ご飯なんか食べずにそればっかり食べたくらいだったよ。私たちは「生ものは嫌いだからいらない!」って言ってたけど、父親が「頭を叩かれてもうまいから、食べてみな」って言うから食べてみたら、それが本当に美味しかった。それ以来、「ドンコのたたきってこんなに美味しいなのか」って、食べるようになりました。活きの良いドンコを食べたら、あなたたちだって喜ぶと思うよ。だって、獲れたてを、すぐたたいて食べるんだもの。
ドンコといえば、志津川の奥の貞任(さだとう)山のほうに米広(こめひろ)っていう集落があるんだけど、この地にいた安倍貞任(あべさだとう)という武将が敵に攻められたとき、山の上から米を滝のように流して敵を欺いた、というウソか本当かわからない言い伝えがあるところなの。

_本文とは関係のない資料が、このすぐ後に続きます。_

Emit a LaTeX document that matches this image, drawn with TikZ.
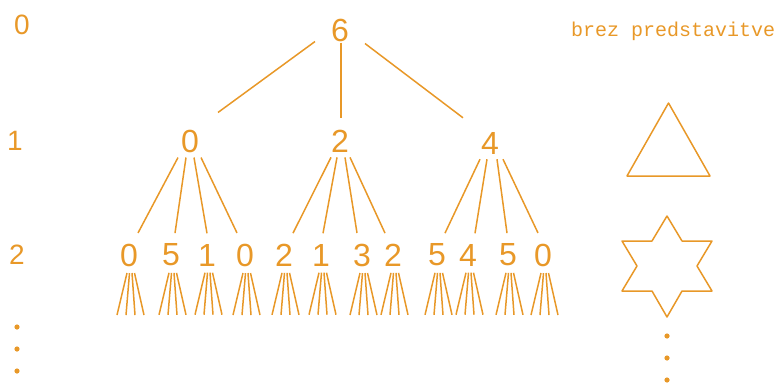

今いる仮設住宅のすぐ裏に住んでいる人が、米広から漁師のところにお嫁に来たっていう人でね、うちの父親に魚を食べさせてもらってとても美味しかったと言ってた。
清水浜(しずはま:南三陸町)の方では、炉で大きな鍋を火にかけて、おつゆでも何でも、ドンコだの魚だの入れて炊いて、みんなでお迎えするのさ。山の方から来た人だからめずらしかったんでしょ、それがすごく美味しかったって。よくよく話を聞いてみたら、一度うちに来たことのある米広の人の娘さんだったんで、びっくりしたよ。